Mais ces restrictions ne règlent pas les problèmes posés par la
connaissance d’éléments classifiés, et les diverses dispositions législatives
concernant des activités touchées par cette question n’ont pas su adapter au statut
des parlementaires les règles applicables au secret de la défense nationale. Elles
ont maintenu un statu quo flou qui perdure faute de crise.
La difficulté concerne ainsi les parlementaires membres de la Commission
consultative du secret de la défense nationale. En effet, l’article 5 de la loi
n° 98-567 du 8 juillet 1998, codifié à l’article L. 2312-5 du code de la défense,
prévoit simplement que les membres de la commission – dont les parlementaires –
« sont autorisés à connaître de toute information classifiée dans le cadre de leur
mission » et qu’ils sont « astreints au respect du secret de la défense nationale
protégé en application des articles 413-9 et suivants du code pénal pour les faits,
actes ou renseignements dont ils ont pu avoir connaissance à raison de leurs
fonctions ».
De même, les membres de la CNCIS – dont deux parlementaires, désignés
en tant que tels – sont astreints « au respect des secrets protégés par les
articles 413-10, 226-13 et 226-14 du code pénal pour les faits, actes ou
renseignements dont ils ont pu avoir connaissance en raison de leurs fonctions »,
en application de l’article 13 de la loi n° 91-646 du 10 juillet 1991 relative au
secret des correspondances émises par la voie des communications électroniques,
codifié à l’article L. 243-4 du code de la sécurité intérieure.

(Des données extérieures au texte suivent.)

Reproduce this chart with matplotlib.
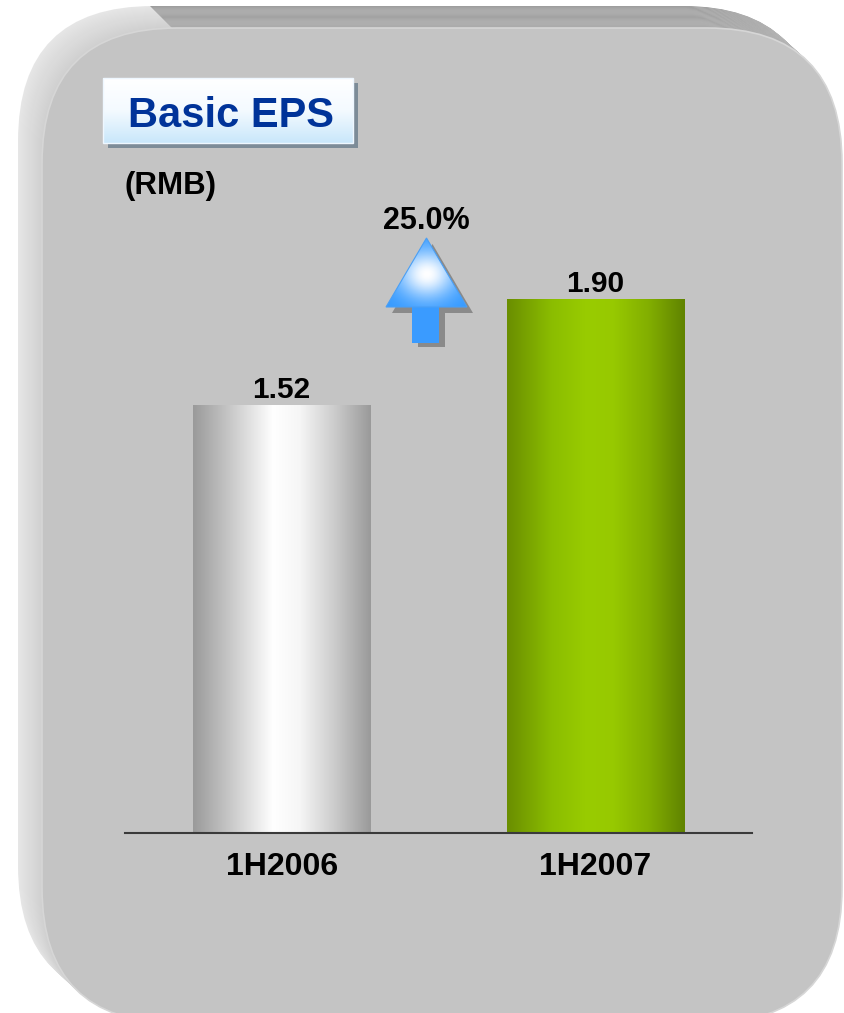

Toutefois, ces parlementaires étant nommés en tant que tels par les
présidents des deux assemblées, ils bénéficient de la protection offerte par
l’article 26 de la Constitution. Toute compromission du secret de la défense
nationale qui prendrait la forme de travaux parlementaires (discours à la tribune,
rapport d’information, etc.) ne pourrait vraisemblablement pas être sanctionnée.
La Délégation parlementaire au renseignement n’innove pas sur ce
point. Ses membres sont autorisés ès qualités à connaître des informations ou des
(1) La Cour de cassation a, par exemple, estimé que ne peut bénéficier d’une immunité le rapporteur d’une
commission d’enquête pour des propos tenus au journal télévisé portant sur le contenu du rapport
(Cass, crim, 30 septembre 2003).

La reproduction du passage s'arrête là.